Yesterday, inspired by Katherine's series peaceful photos and simple, but stirring words, I set out to try to capture the rhythm of our day. Maybe just a little bit, I set out to try to see if we had any rhythm in our days!

We do, sort of, though it does not feel nearly as peaceful to me as reading Katherine's does. I wonder, though, if that is because I actually lived our day and I just perused the frames of Katherine's. I wonder if she would look on my pictures and think much the same, only about me. It's one of those internet things, I suspect--one of those myriad of reasons that comparing robs us of joy.

Back to our day.

The morning is very rhythmic. I awaken first nearly every day. I begin with tea and then with quiet time. At some point, Sarah comes to join me. We've learned she absolutely must have this time. If perchance she awakens after anyone else but me, we have a meltdown until we find a way to create quiet morning snuggle time with Mommy. She is not kidding when she says she needs it. I hold her for awhile and then when she starts to stir, she turns to the Jesus Storybook Bible and I finish my own thoughts. Often, a similar scene is taking place upstairs with Mike and Karoline and every once in a blue moon, we trade pictures:-).

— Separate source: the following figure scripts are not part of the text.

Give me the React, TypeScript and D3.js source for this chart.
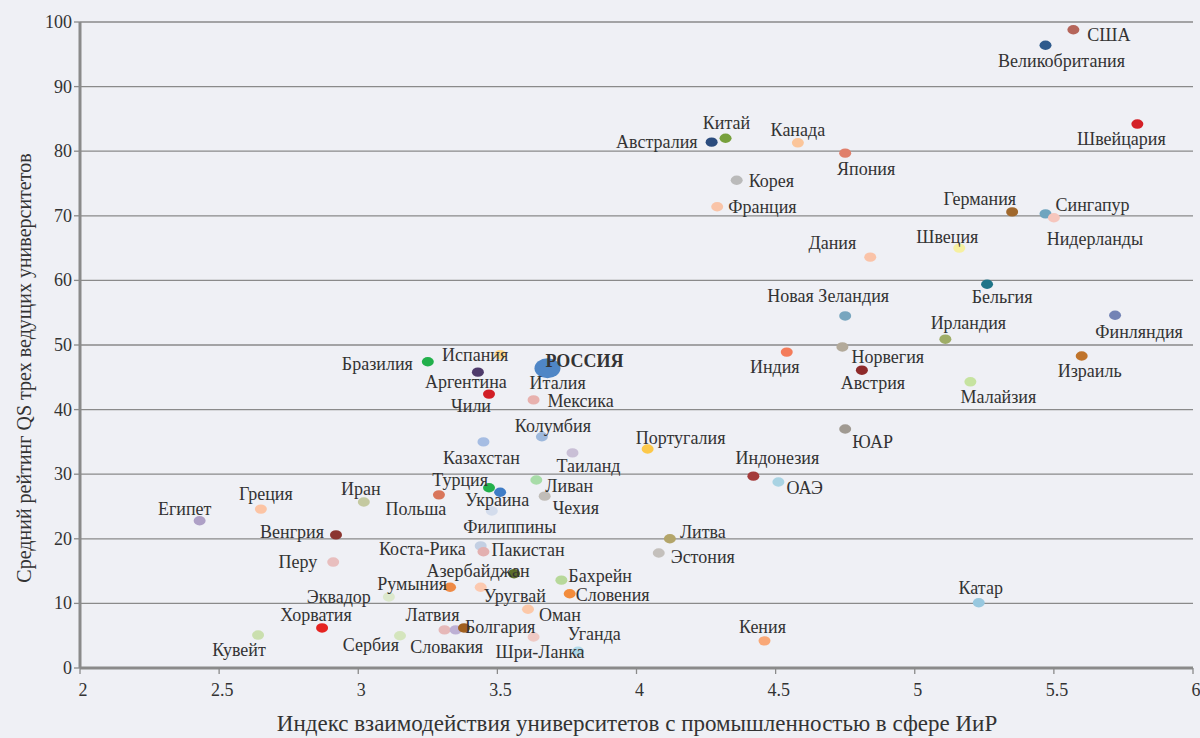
import React from 'react';
import * as d3 from 'd3';

// страны, индекс взаимодействия (x) и средний рейтинг QS (y)
const countries = [
  'США', 'Великобритания', 'Швейцария', 'Австралия', 'Китай', 'Канада', 'Япония', 'Корея', 'Франция',
  'Германия', 'Сингапур', 'Нидерланды', 'Дания', 'Швеция', 'Бельгия', 'Новая Зеландия', 'Финляндия',
  'Ирландия', 'Норвегия', 'Индия', 'Австрия', 'Израиль', 'Малайзия', 'ЮАР', 'Индонезия', 'ОАЭ',
  'Бразилия', 'Испания', 'Аргентина', 'Италия', 'Чили', 'Мексика', 'Колумбия', 'Казахстан', 'Таиланд',
  'Португалия', 'Ливан', 'Чехия', 'Турция', 'Украина', 'Польша', 'Филиппины', 'Иран', 'Греция', 'Египет',
  'Венгрия', 'Литва', 'Эстония', 'Коста-Рика', 'Пакистан', 'Перу', 'Азербайджан', 'Бахрейн', 'Румыния',
  'Уругвай', 'Словения', 'Эквадор', 'Катар', 'Оман', 'Хорватия', 'Латвия', 'Словакия', 'Болгария',
  'Кувейт', 'Сербия', 'Уганда', 'Шри-Ланка', 'Кения', 'РОССИЯ'
];

const industryIndex = [
  5.57, 5.47, 5.80, 4.27, 4.32, 4.58, 4.75, 4.36, 4.29,
  5.35, 5.47, 5.50, 4.84, 5.16, 5.26, 4.75, 5.72,
  5.11, 4.74, 4.54, 4.81, 5.60, 5.20, 4.75, 4.42, 4.51,
  3.25, 3.51, 3.43, 3.67, 3.47, 3.63, 3.66, 3.45, 3.77,
  4.04, 3.64, 3.67, 3.47, 3.51, 3.29, 3.48, 3.02, 2.65, 2.43,
  2.92, 4.12, 4.08, 3.44, 3.45, 2.91, 3.56, 3.73, 3.33,
  3.44, 3.76, 3.11, 5.23, 3.61, 2.87, 3.31, 3.35, 3.38,
  2.64, 3.15, 3.63, 3.79, 4.46, 3.68
];

const qsScore = [
  98.8, 96.4, 84.2, 81.4, 82.0, 81.3, 79.7, 75.5, 71.4,
  70.6, 70.3, 69.7, 63.6, 65.0, 59.4, 54.5, 54.6,
  50.9, 49.7, 48.9, 46.1, 48.3, 44.3, 37.0, 29.7, 28.8,
  47.4, 48.5, 45.8, 46.0, 42.4, 41.5, 35.8, 35.0, 33.3,
  33.9, 29.1, 26.6, 27.9, 27.2, 26.8, 24.3, 25.7, 24.6, 22.8,
  20.6, 20.0, 17.8, 18.9, 18.0, 16.4, 14.6, 13.6, 12.5,
  12.5, 11.5, 11.0, 10.1, 9.1, 6.2, 5.9, 5.9, 6.2,
  5.1, 5.0, 4.8, 2.6, 4.2, 46.4
];

const xTicks = [2, 2.5, 3, 3.5, 4, 4.5, 5, 5.5, 6];
const yTicks = [0, 10, 20, 30, 40, 50, 60, 70, 80, 90, 100];

const xTitle = 'Индекс взаимодействия университетов с промышленностью в сфере ИиР';
const yTitle = 'Средний рейтинг QS трех ведущих университетов';

const dotColor: Record<string, string> = {
  'США': '#b5655a', 'Великобритания': '#2e5a8c', 'Швейцария': '#d42027', 'Австралия': '#2b4c7e',
  'Китай': '#77a03c', 'Канада': '#fbc59a', 'Япония': '#e07f6b', 'Корея': '#bababa', 'Франция': '#f9c4a8',
  'Германия': '#a0682d', 'Сингапур': '#6fa5bf', 'Нидерланды': '#f6c6bd', 'Дания': '#fac3a8',
  'Швеция': '#f6f0a0', 'Бельгия': '#1f7488', 'Новая Зеландия': '#78a6bf', 'Финляндия': '#7383b5',
  'Ирландия': '#9fad67', 'Норвегия': '#b3aa9a', 'Индия': '#f47c5a', 'Австрия': '#8e2a2a',
  'Израиль': '#c0742b', 'Малайзия': '#c6e3a0', 'ЮАР': '#a09a92', 'Индонезия': '#a43b3b', 'ОАЭ': '#a9d3e3',
  'Бразилия': '#22b04b', 'Испания': '#fbd88c', 'Аргентина': '#4f3b6b', 'Италия': '#c9c9c9', 'Чили': '#d21f26',
  'Мексика': '#e8b1ae', 'Колумбия': '#9db8dc', 'Казахстан': '#a6bde3', 'Таиланд': '#c9bfd6',
  'Португалия': '#fcc84a', 'Ливан': '#a8dca8', 'Чехия': '#c1bdb8', 'Турция': '#22b04b', 'Украина': '#3f7cc6',
  'Польша': '#d9765b', 'Филиппины': '#d3dcec', 'Иран': '#c4c9a0', 'Греция': '#fcc4a4', 'Египет': '#aea0c6',
  'Венгрия': '#8b3530', 'Литва': '#b3a56a', 'Эстония': '#c4c0bc', 'Коста-Рика': '#c3cfe3',
  'Пакистан': '#e3b0b0', 'Перу': '#e8bebe', 'Азербайджан': '#5b6e2a', 'Бахрейн': '#b7d89a',
  'Румыния': '#ee8a45', 'Уругвай': '#fcc9b0', 'Словения': '#f28c3c', 'Эквадор': '#dce8cc', 'Катар': '#98c8df',
  'Оман': '#fcc8a8', 'Хорватия': '#e52320', 'Латвия': '#e6b8b8', 'Словакия': '#bdb0d4', 'Болгария': '#a0601f',
  'Кувейт': '#cadfae', 'Сербия': '#d4e5bd', 'Уганда': '#efc9c4', 'Шри-Ланка': '#b0d8e8', 'Кения': '#f9a878',
  'РОССИЯ': '#4f86c6'
};

// подписи: [привязка, dx, dy]
type Anchor = 'start' | 'middle' | 'end';
const labelPos: Record<string, [Anchor, number, number]> = {
  'США': ['start', 14, 11], 'Великобритания': ['middle', 16, 22], 'Швейцария': ['middle', -16, 21],
  'Австралия': ['end', -14, 6], 'Китай': ['middle', 1, -9], 'Канада': ['middle', 0, -7],
  'Япония': ['middle', 21, 22], 'Корея': ['start', 12, 7], 'Франция': ['start', 11, 6],
  'Германия': ['end', 4, -7], 'Сингапур': ['start', 10, -3], 'Нидерланды': ['middle', 41, 27],
  'Дания': ['end', -14, -8], 'Швеция': ['middle', -12, -5], 'Бельгия': ['middle', 15, 19],
  'Новая Зеландия': ['middle', -17, -14], 'Финляндия': ['middle', 24, 23], 'Ирландия': ['middle', 23, -10],
  'Норвегия': ['start', 9, 16], 'Индия': ['middle', -12, 21], 'Австрия': ['middle', 11, 19],
  'Израиль': ['middle', 8, 21], 'Малайзия': ['middle', 28, 21], 'ЮАР': ['start', 7, 19],
  'Индонезия': ['middle', 24, -12], 'ОАЭ': ['start', 8, 12], 'Бразилия': ['end', -15, 8],
  'Испания': ['middle', -25, 6], 'Аргентина': ['middle', -12, 16], 'Италия': ['middle', 13, 18],
  'Чили': ['middle', -18, 18], 'Мексика': ['start', 14, 7], 'Колумбия': ['middle', 11, -5],
  'Казахстан': ['middle', -2, 22], 'Таиланд': ['middle', 16, 19], 'Португалия': ['middle', 33, -5],
  'Ливан': ['start', 9, 12], 'Чехия': ['start', 8, 18], 'Турция': ['end', -1, -2],
  'Украина': ['middle', -3, 14], 'Польша': ['middle', -23, 20], 'Филиппины': ['middle', 18, 22],
  'Иран': ['middle', -3, -7], 'Греция': ['middle', 5, -9], 'Египет': ['middle', -15, -6],
  'Венгрия': ['end', -12, 3], 'Литва': ['start', 10, -1], 'Эстония': ['start', 12, 10],
  'Коста-Рика': ['end', -15, 9], 'Пакистан': ['start', 8, 4], 'Перу': ['end', -16, 6],
  'Азербайджан': ['middle', -36, 3], 'Бахрейн': ['start', 7, 2], 'Румыния': ['end', -3, 3],
  'Уругвай': ['middle', 34, 15], 'Словения': ['start', 6, 7], 'Эквадор': ['end', -18, 6],
  'Катар': ['middle', 2, -9], 'Оман': ['start', 11, 12], 'Хорватия': ['middle', -6, -7],
  'Латвия': ['middle', -12, -9], 'Словакия': ['middle', -9, 23], 'Болгария': ['start', 1, 5],
  'Кувейт': ['middle', -19, 21], 'Сербия': ['end', -1, 15], 'Уганда': ['start', 34, 3],
  'Шри-Ланка': ['middle', -38, 7], 'Кения': ['middle', -2, -8], 'РОССИЯ': ['start', -2, -1]
};

const W = 1200, H = 738;
const left = 80, right = 1193, top = 22, bottom = 668;
const font = '"Liberation Serif", "DejaVu Serif", serif';
const textColor = '#333';
const axisColor = '#8a8a8a';

export default function App() {
  const x = d3.scaleLinear().domain([2, 6]).range([left, right]);
  const y = d3.scaleLinear().domain([0, 100]).range([bottom, top]);

  const points = countries.map((c, i) => ({ name: c, x: industryIndex[i], y: qsScore[i] }));

  return (
    <svg width={W} height={H} style={{ position: 'absolute', left: 0, top: 0 }} fontFamily={font}>
      <rect width={W} height={H} fill="#eff0f5" />

      {/* сетка */}
      {yTicks.filter(t => t > 0).map(t => (
        <line key={'g' + t} x1={left} x2={right} y1={y(t)} y2={y(t)} stroke={axisColor} strokeWidth={1.3} />
      ))}

      {/* оси */}
      <line x1={left} x2={left} y1={top} y2={bottom} stroke={axisColor} strokeWidth={3} />
      <line x1={left} x2={right} y1={bottom} y2={bottom} stroke={axisColor} strokeWidth={3} />

      {yTicks.map(t => (
        <g key={'y' + t}>
          <line x1={left - 6} x2={left} y1={y(t)} y2={y(t)} stroke={axisColor} strokeWidth={1.3} />
          <text x={left - 8} y={y(t)} dy="0.33em" textAnchor="end" fontSize={18} fill={textColor}>{t}</text>
        </g>
      ))}
      {xTicks.map(t => (
        <g key={'x' + t}>
          <line x1={x(t)} x2={x(t)} y1={bottom} y2={bottom + 6} stroke={axisColor} strokeWidth={1.3} />
          <text x={x(t) + 3} y={bottom + 28} textAnchor="middle" fontSize={18} fill={textColor}>{t}</text>
        </g>
      ))}

      <text x={637} y={731} textAnchor="middle" fontSize={23} fill={textColor}>{xTitle}</text>
      <text transform={`translate(31,${368}) rotate(-90)`} textAnchor="middle" fontSize={20}
        fill={textColor}>{yTitle}</text>

      {/* точки */}
      {points.map(p => p.name === 'РОССИЯ'
        ? <ellipse key={p.name} cx={x(p.x)} cy={y(p.y)} rx={13} ry={10} fill={dotColor[p.name]} />
        : <ellipse key={p.name} cx={x(p.x)} cy={y(p.y)} rx={6} ry={4.7} fill={dotColor[p.name]} />
      )}

      {/* подписи */}
      {points.map(p => {
        const [anchor, dx, dy] = labelPos[p.name];
        const isRu = p.name === 'РОССИЯ';
        return (
          <text key={'l' + p.name} x={x(p.x) + dx} y={y(p.y) + dy} textAnchor={anchor}
            fontSize={18} fontWeight={isRu ? 'bold' : 'normal'} fill={textColor}>
            {p.name}
          </text>
        );
      })}
    </svg>
  );
}
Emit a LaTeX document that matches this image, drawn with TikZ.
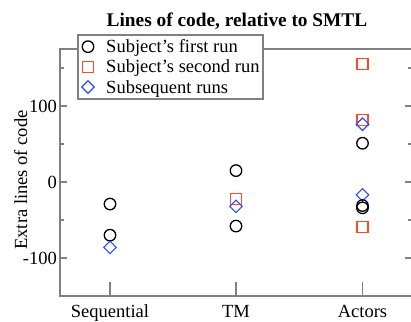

[Neither of the above snugle pictures are from yesterday--they're from a few days earlier. I feel compelled to tell you that in the spirit of authenticity.]

As each child awakens, they look to their own devotions. Then we begin to congregate for breakfast.

After breakfast, there are chores. I noticed I took no pictures of chores. Maybe another day...

Then, we "do school." I hate that phrase, but somehow it sticks. We begin together with a faith study and then each child disperses to his or her own plan. 

Lately, lunch has been a "Karoline and Katie Kreation." They are a bit obsessed with Honest Pretzels. We've had some excellent real life lessons in how important it is to read carefully and follow directions in order;-).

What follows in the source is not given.